Personal Spiritual Retreat. The assignment is to spend one full day (at least an 8 a.m. – 5 p.m. type of time frame) in personal retreat. Get off by yourself to read, reflect, meditate, pray, think about life, ministry, etc. Reflect on our class time – readings, discussions, etc. Use some of the disciplines and practices we have discussed to connect with God and take stock of your life.
Going on a retreat, taking a day away, going off by myself–whatever you call it, I find it hard. The difficulty is not the quiet or the solitude or the silence. Those come more easily all the time. I’ve learned to not have a radio, to leave the TV off. I’m working on letting go of Internet. I love to read.
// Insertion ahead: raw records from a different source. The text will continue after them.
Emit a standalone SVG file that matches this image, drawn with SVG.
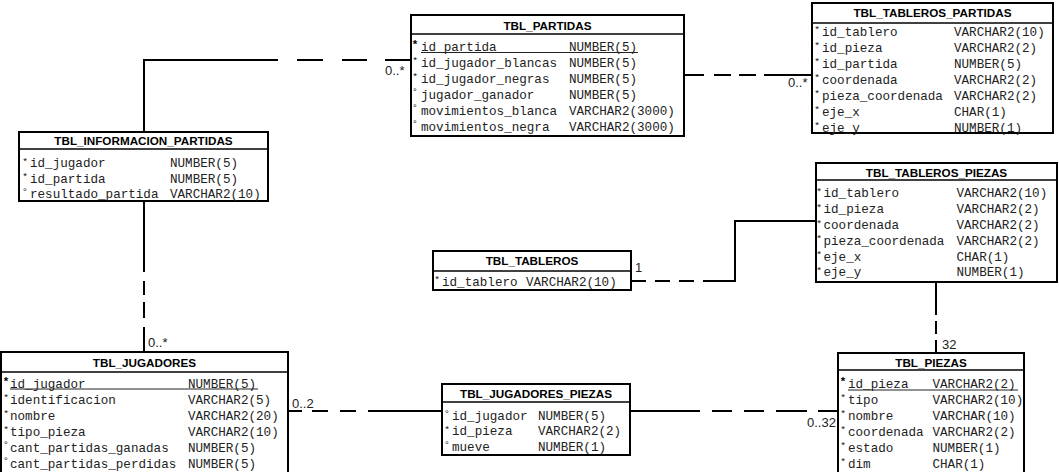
<svg xmlns="http://www.w3.org/2000/svg" width="1059" height="472" viewBox="0 0 1059 472">
<style>
.box{fill:#fff;stroke:#000;stroke-width:2}
.hl{stroke:#000;stroke-width:1.5}
.hdr{font-family:"Liberation Sans",Arial,sans-serif;font-weight:bold;font-size:11.7px;text-anchor:middle;fill:#000}
.f{font-family:"Liberation Mono","Courier New",monospace;font-size:12.6px;fill:#222}
.mk{font-family:"Liberation Sans",Arial,sans-serif;font-size:9.5px;text-anchor:middle;fill:#111}
.pk{font-family:"Liberation Sans",Arial,sans-serif;font-size:11.5px;font-weight:bold;text-anchor:middle;fill:#000}
.ul{stroke:#222;stroke-width:1}
.cn{fill:none;stroke:#000;stroke-width:2}
.lbl{font-family:"Liberation Sans",Arial,sans-serif;font-size:13px;fill:#222}
</style>
<rect width="1059" height="472" fill="#fff"/>

<g id="connectors">
  <path class="cn" d="M144,132 V60 H411" stroke-dasharray="206 19 26 19 25 18 40"/>
  <path class="cn" d="M144,201 V352" stroke-dasharray="71 9 14 7 16 9 40"/>
  <path class="cn" d="M684,75 H812" stroke-dasharray="20 10 17 8 17 8 60"/>
  <path class="cn" d="M631,281 H735 V221 H816" stroke-dasharray="15 9 15 9 15 9 200"/>
  <path class="cn" d="M936,282 V353" stroke-dasharray="33 6 13 6 30"/>
  <path class="cn" d="M288,411 H442" stroke-dasharray="14 10 16 12 16 12 100"/>
  <path class="cn" d="M630,411 H838" stroke-dasharray="70 12 20 12 20 12 31 11 30"/>
  <text class="lbl" x="385" y="75">0..*</text>
  <text class="lbl" x="788" y="87">0..*</text>
  <text class="lbl" x="148" y="347">0..*</text>
  <text class="lbl" x="292" y="408">0..2</text>
  <text class="lbl" x="807" y="427">0..32</text>
  <text class="lbl" x="942" y="349">32</text>
  <text class="lbl" x="635" y="272">1</text>
</g>

<g id="tbl_partidas">
  <rect class="box" x="411" y="15" width="273" height="121"/>
  <line class="hl" x1="411" y1="34" x2="684" y2="34"/>
  <text class="hdr" x="547.5" y="30">TBL_PARTIDAS</text>
  <text class="pk" x="415" y="48">*</text>
  <text class="mk" x="415" y="63">*</text>
  <text class="mk" x="415" y="79">*</text>
  <text class="mk" x="415" y="95">°</text>
  <text class="mk" x="415" y="111">°</text>
  <text class="mk" x="415" y="127">°</text>
  <text class="f" x="421" y="51">id_partida</text><text class="f" x="569" y="51">NUMBER(5)</text>
  <text class="f" x="421" y="67">id_jugador_blancas</text><text class="f" x="569" y="67">NUMBER(5)</text>
  <text class="f" x="421" y="83">id_jugador_negras</text><text class="f" x="569" y="83">NUMBER(5)</text>
  <text class="f" x="421" y="99">jugador_ganador</text><text class="f" x="569" y="99">NUMBER(5)</text>
  <text class="f" x="421" y="115">movimientos_blanca</text><text class="f" x="569" y="115">VARCHAR2(3000)</text>
  <text class="f" x="421" y="131">movimientos_negra</text><text class="f" x="569" y="131">VARCHAR2(3000)</text>
  <line class="ul" x1="421" y1="52.5" x2="638" y2="52.5"/>
</g>

<g id="tbl_tableros_partidas">
  <rect class="box" x="812" y="3" width="241" height="130"/>
  <line class="hl" x1="812" y1="23" x2="1053" y2="23"/>
  <text class="hdr" x="932.5" y="17">TBL_TABLEROS_PARTIDAS</text>
  <text class="mk" x="817" y="32">*</text>
  <text class="mk" x="817" y="48">*</text>
  <text class="mk" x="817" y="64">*</text>
  <text class="mk" x="817" y="80">*</text>
  <text class="mk" x="817" y="96">*</text>
  <text class="mk" x="817" y="112">*</text>
  <text class="mk" x="817" y="128">*</text>
  <text class="f" x="822" y="35.5">id_tablero</text><text class="f" x="954" y="35.5">VARCHAR2(10)</text>
  <text class="f" x="822" y="51.5">id_pieza</text><text class="f" x="954" y="51.5">VARCHAR2(2)</text>
  <text class="f" x="822" y="67.5">id_partida</text><text class="f" x="954" y="67.5">NUMBER(5)</text>
  <text class="f" x="822" y="83.5">coordenada</text><text class="f" x="954" y="83.5">VARCHAR2(2)</text>
  <text class="f" x="822" y="99.5">pieza_coordenada</text><text class="f" x="954" y="99.5">VARCHAR2(2)</text>
  <text class="f" x="822" y="115.5">eje_x</text><text class="f" x="954" y="115.5">CHAR(1)</text>
  <text class="f" x="822" y="131.5">eje_y</text><text class="f" x="954" y="131.5">NUMBER(1)</text>
</g>

<g id="tbl_informacion_partidas">
  <rect class="box" x="19" y="132" width="249" height="69"/>
  <line class="hl" x1="19" y1="149" x2="268" y2="149"/>
  <text class="hdr" x="143.5" y="145">TBL_INFORMACION_PARTIDAS</text>
  <text class="mk" x="25" y="164">*</text>
  <text class="mk" x="25" y="179">*</text>
  <text class="mk" x="25" y="195">°</text>
  <text class="f" x="30" y="167">id_jugador</text><text class="f" x="170" y="167">NUMBER(5)</text>
  <text class="f" x="30" y="182.5">id_partida</text><text class="f" x="170" y="182.5">NUMBER(5)</text>
  <text class="f" x="30" y="198">resultado_partida</text><text class="f" x="170" y="198">VARCHAR2(10)</text>
</g>

<g id="tbl_tableros_piezas">
  <rect class="box" x="816" y="163" width="241" height="119"/>
  <line class="hl" x1="816" y1="180" x2="1057" y2="180"/>
  <text class="hdr" x="936.5" y="177">TBL_TABLEROS_PIEZAS</text>
  <text class="mk" x="819" y="194">*</text>
  <text class="mk" x="819" y="210">*</text>
  <text class="mk" x="819" y="226">*</text>
  <text class="mk" x="819" y="241">*</text>
  <text class="mk" x="819" y="257">*</text>
  <text class="mk" x="819" y="273">*</text>
  <text class="f" x="823.5" y="197">id_tablero</text><text class="f" x="956.5" y="197">VARCHAR2(10)</text>
  <text class="f" x="823.5" y="213">id_pieza</text><text class="f" x="956.5" y="213">VARCHAR2(2)</text>
  <text class="f" x="823.5" y="229">coordenada</text><text class="f" x="956.5" y="229">VARCHAR2(2)</text>
  <text class="f" x="823.5" y="244.5">pieza_coordenada</text><text class="f" x="956.5" y="244.5">VARCHAR2(2)</text>
  <text class="f" x="823.5" y="260.5">eje_x</text><text class="f" x="956.5" y="260.5">CHAR(1)</text>
  <text class="f" x="823.5" y="276">eje_y</text><text class="f" x="956.5" y="276">NUMBER(1)</text>
</g>

<g id="tbl_tableros">
  <rect class="box" x="433" y="251" width="198" height="39"/>
  <line class="hl" x1="433" y1="271" x2="631" y2="271"/>
  <text class="hdr" x="532" y="265">TBL_TABLEROS</text>
  <text class="mk" x="437" y="282">*</text>
  <text class="f" x="442" y="285.5">id_tablero</text><text class="f" x="526" y="285.5">VARCHAR2(10)</text>
</g>

<g id="tbl_jugadores">
  <rect class="box" x="1" y="352" width="287" height="126"/>
  <line class="hl" x1="1" y1="372" x2="288" y2="372"/>
  <text class="hdr" x="144.5" y="367">TBL_JUGADORES</text>
  <text class="pk" x="6" y="385">*</text>
  <text class="mk" x="6" y="400">*</text>
  <text class="mk" x="6" y="416">*</text>
  <text class="mk" x="6" y="432">*</text>
  <text class="mk" x="6" y="448">°</text>
  <text class="mk" x="6" y="464">°</text>
  <text class="f" x="10" y="387.5">id_jugador</text><text class="f" x="188" y="387.5">NUMBER(5)</text>
  <text class="f" x="10" y="403.5">identificacion</text><text class="f" x="188" y="403.5">VARCHAR2(5)</text>
  <text class="f" x="10" y="419.5">nombre</text><text class="f" x="188" y="419.5">VARCHAR2(20)</text>
  <text class="f" x="10" y="435.5">tipo_pieza</text><text class="f" x="188" y="435.5">VARCHAR2(10)</text>
  <text class="f" x="10" y="451.5">cant_partidas_ganadas</text><text class="f" x="188" y="451.5">NUMBER(5)</text>
  <text class="f" x="10" y="467.5">cant_partidas_perdidas</text><text class="f" x="188" y="467.5">NUMBER(5)</text>
  <line class="ul" x1="10" y1="389" x2="258" y2="389"/>
</g>

<g id="tbl_jugadores_piezas">
  <rect class="box" x="442" y="384" width="188" height="71"/>
  <line class="hl" x1="442" y1="402" x2="630" y2="402"/>
  <text class="hdr" x="536" y="398">TBL_JUGADORES_PIEZAS</text>
  <text class="mk" x="447" y="417">°</text>
  <text class="mk" x="447" y="432">*</text>
  <text class="mk" x="447" y="448">°</text>
  <text class="f" x="452" y="419.5">id_jugador</text><text class="f" x="538" y="419.5">NUMBER(5)</text>
  <text class="f" x="452" y="435">id_pieza</text><text class="f" x="538" y="435">VARCHAR2(2)</text>
  <text class="f" x="452" y="450.5">mueve</text><text class="f" x="538" y="450.5">NUMBER(1)</text>
</g>

<g id="tbl_piezas">
  <rect class="box" x="838" y="353" width="186" height="125"/>
  <line class="hl" x1="838" y1="370" x2="1024" y2="370"/>
  <text class="hdr" x="931" y="367">TBL_PIEZAS</text>
  <text class="pk" x="843" y="385">*</text>
  <text class="mk" x="843" y="400">*</text>
  <text class="mk" x="843" y="416">*</text>
  <text class="mk" x="843" y="432">*</text>
  <text class="mk" x="843" y="448">*</text>
  <text class="mk" x="843" y="464">*</text>
  <text class="f" x="848" y="387.5">id_pieza</text><text class="f" x="932.5" y="387.5">VARCHAR2(2)</text>
  <text class="f" x="848" y="403.5">tipo</text><text class="f" x="932.5" y="403.5">VARCHAR2(10)</text>
  <text class="f" x="848" y="419.5">nombre</text><text class="f" x="932.5" y="419.5">VARCHAR(10)</text>
  <text class="f" x="848" y="435.5">coordenada</text><text class="f" x="932.5" y="435.5">VARCHAR2(2)</text>
  <text class="f" x="848" y="451.5">estado</text><text class="f" x="932.5" y="451.5">NUMBER(1)</text>
  <text class="f" x="848" y="467.5">dim</text><text class="f" x="932.5" y="467.5">CHAR(1)</text>
  <line class="ul" x1="848" y1="390" x2="1018" y2="390"/>
</g>
</svg>
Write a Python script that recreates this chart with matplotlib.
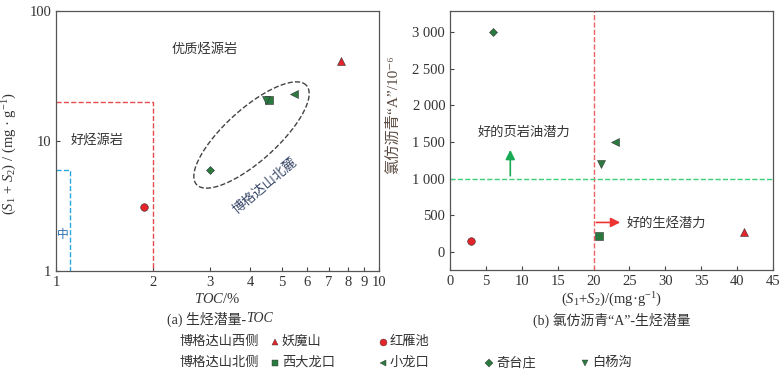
import numpy as np
import matplotlib
matplotlib.use('Agg')
import matplotlib.pyplot as plt
from matplotlib.ticker import FixedLocator, NullLocator, FuncFormatter

plt.rcParams['font.family'] = ['Liberation Serif', 'Noto Sans CJK SC', 'DejaVu Sans']
plt.rcParams['mathtext.fontset'] = 'custom'
plt.rcParams['mathtext.rm'] = 'Liberation Serif'
plt.rcParams['mathtext.it'] = 'Liberation Serif:italic'

# 样品数据
names = ['妖魔山', '红雁池', '西大龙口', '小龙口', '奇台庄', '白杨沟']
markers = ['^', 'o', 's', '<', 'D', 'v']
sizes = [6, 6, 6, 6, 5, 6]
colors = ['#e3242b', '#e3242b', '#2a7a40', '#2a7a40', '#2a7a40', '#2a7a40']
toc = [7.65, 1.87, 4.57, 5.45, 3.0, 4.47]
s1s2_a = [41.5, 3.12, 20.8, 23.0, 5.95, 20.8]
s1s2_b = [41.0, 2.9, 20.8, 23.0, 6.0, 21.0]
asphalt = [270, 140, 210, 1500, 3000, 1200]

W, H = 784, 376
fig = plt.figure(figsize=(W / 100, H / 100), dpi=100)
txt = '#333333'

# (a) 生烃潜量-TOC
ax1 = fig.add_axes([56 / W, 1 - 271 / H, 323 / W, 260 / H])
ax1.set_xscale('log')
ax1.set_yscale('log')
ax1.set_xlim(1, 10)
ax1.set_ylim(1, 100)
for i in range(len(names)):
    ax1.plot(toc[i], s1s2_a[i], marker=markers[i], color=colors[i], ms=sizes[i] - 0.5,
             mec='#333333', mew=0.4, ls='none', zorder=5)
ax1.plot([1, 2, 2], [20, 20, 1], ls='--', color='#e84a4a', lw=1)
ax1.plot([1, 1.107, 1.107], [6, 6, 1], ls='--', color='#29a8e0', lw=1)

# 椭圆（像素空间）
t = np.linspace(0, 2 * np.pi, 200)
a, b, th = 74, 26, np.deg2rad(42)
cx, cy = 195.5, 136
ex = cx + a * np.cos(t) * np.cos(th) - b * np.sin(t) * np.sin(th)
ey = cy + a * np.cos(t) * np.sin(th) + b * np.sin(t) * np.cos(th)
ax1.plot(ex / 323, ey / 260, transform=ax1.transAxes, ls='--', color='#444444', lw=1)
ax1.text(0.647, 0.327, '博格达山北麓', transform=ax1.transAxes, rotation=40,
         ha='center', va='center', fontsize=9.5, color='#3b4a6b')
ax1.text(0.46, 0.855, '优质烃源岩', transform=ax1.transAxes, ha='center', va='center',
         fontsize=9.5, color=txt)
ax1.text(0.126, 0.503, '好烃源岩', transform=ax1.transAxes, ha='center', va='center',
         fontsize=9.5, color=txt)
ax1.text(0.021, 0.137, '中', transform=ax1.transAxes, ha='center', va='center',
         fontsize=8.5, color='#2a6fb0')

ax1.xaxis.set_major_locator(FixedLocator([1, 2, 3, 4, 5, 6, 7, 8, 9, 10]))
ax1.xaxis.set_minor_locator(NullLocator())
ax1.xaxis.set_major_formatter(FuncFormatter(lambda v, p: '%d' % round(v)))
ax1.yaxis.set_major_locator(FixedLocator([1, 10, 100]))
ax1.yaxis.set_minor_locator(NullLocator())
ax1.yaxis.set_major_formatter(FuncFormatter(lambda v, p: '%d' % round(v)))
ax1.set_xlabel(r'$\it{TOC}$/%', fontsize=10.5, color=txt, labelpad=2)
ax1.set_ylabel(r'$(\it{S}_1$ + $\it{S}_2)$ / (mg · g$^{-1}$)', fontsize=10.5, color=txt)
ax1.yaxis.set_label_coords(-0.115, 0.45)

# (b) 氯仿沥青“A”-生烃潜量
ax2 = fig.add_axes([450 / W, 1 - 270 / H, 323 / W, 259 / H])
ax2.set_xlim(0, 45)
ax2.set_ylim(-250, 3290)
for i in range(len(names)):
    ax2.plot(s1s2_b[i], asphalt[i], marker=markers[i], color=colors[i], ms=sizes[i] - 0.5,
             mec='#333333', mew=0.4, ls='none', zorder=5)
ax2.axvline(20, ls='--', color='#f06060', lw=1)
ax2.axhline(1000, ls='--', color='#3ccf7a', lw=1)
ax2.annotate('', xy=(8.4, 1430), xytext=(8.4, 1000),
             arrowprops=dict(arrowstyle='-|>', color='#1aaa55', lw=1.2, mutation_scale=14))
ax2.annotate('', xy=(24.1, 400), xytext=(20, 400),
             arrowprops=dict(arrowstyle='-|>', color='#ee3333', lw=1.2, mutation_scale=14))
ax2.text(10.3, 1630, '好的页岩油潜力', ha='center', va='center', fontsize=9.5, color=txt)
ax2.text(24.6, 395, '好的生烃潜力', ha='left', va='center', fontsize=9.5, color=txt)
ax2.set_xticks(np.arange(0, 46, 5))
ax2.set_yticks(np.arange(0, 3001, 500))
ax2.yaxis.set_major_formatter(FuncFormatter(lambda v, p: '{:,}'.format(int(v)).replace(',', ' ')))
ax2.set_xlabel(r'$(\it{S}_1$+$\it{S}_2)$/(mg·g$^{-1}$)', fontsize=10.5, color=txt, labelpad=2)
ax2.set_ylabel('氯仿沥青“A”/10⁻⁶', fontsize=11, color='#5a4a40')
ax2.yaxis.set_label_coords(-0.155, 0.6)

for ax in (ax1, ax2):
    ax.tick_params(direction='in', labelsize=10.5, labelcolor=txt, color='#444444',
                   top=False, right=False, length=3)
    for s in ax.spines.values():
        s.set_color('#555555')
        s.set_linewidth(0.9)

# 分图标题
fig.text(246 / W, 1 - 319 / H, '(a) 生烃潜量-', ha='right', va='center',
         fontsize=10, color=txt)
fig.text(246 / W, 1 - 319 / H, 'TOC', ha='left', va='center', fontsize=10,
         color=txt, style='italic')
fig.text(612 / W, 1 - 320 / H, '(b) 氯仿沥青“A”-生烃潜量', ha='center', va='center',
         fontsize=10, color=txt)

# 图例
lg = fig.add_axes([0, 0, 1, 1])
lg.set_xlim(0, W)
lg.set_ylim(H, 0)
lg.axis('off')
lg.set_zorder(-1)
groups = ['博格达山西侧', '博格达山北侧']
rows = [342, 363]
mx = [275, 383, 275, 383, 489, 585]
my = [rows[0], rows[0], rows[1], rows[1], rows[1], rows[1]]
for gname, ry in zip(groups, rows):
    lg.text(180, ry, gname, ha='left', va='center', fontsize=9.5, color=txt)
for i in range(len(names)):
    lg.plot(mx[i], my[i], marker=markers[i], color=colors[i], ms=sizes[i] - 1,
            mec='#333333', mew=0.3)
    lg.text(mx[i] + 7, my[i], names[i], ha='left', va='center', fontsize=9.5, color=txt)

fig.savefig('out.png', dpi=100)
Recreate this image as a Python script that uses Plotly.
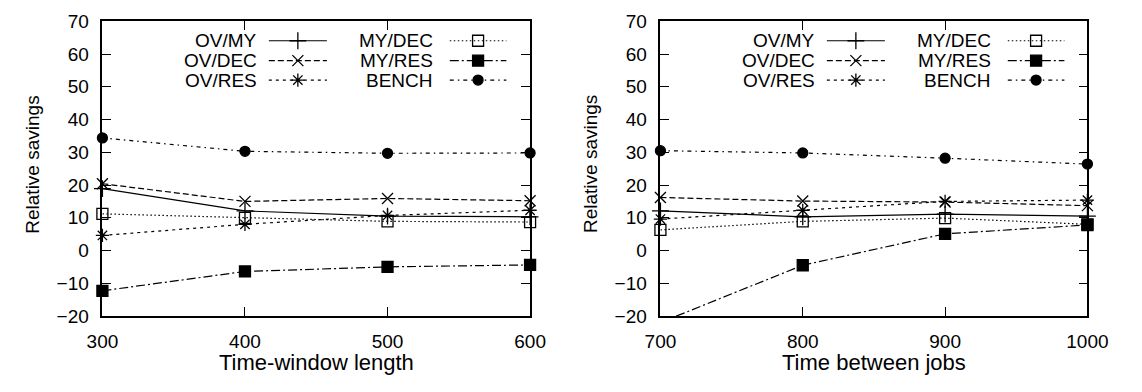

No, the difficulty is relational. I want to make sure that I am making a retreat right for all the people who have standards about such things. If I am doing it for a class, I want to make sure that I am measuring up. If I am taking time away from my family, I want to make sure that I accomplish something, that I have a really good, spiritually productive retreat. If I am taking time from work, I want to make sure that the church is getting a good spiritual return on their investment.
I understand the irony in all of those concerns. There is a fundamental tension between productivity and retreat. But I’m relaxed now. Because the perfect spiritual retreat is, I think, the one you actually make.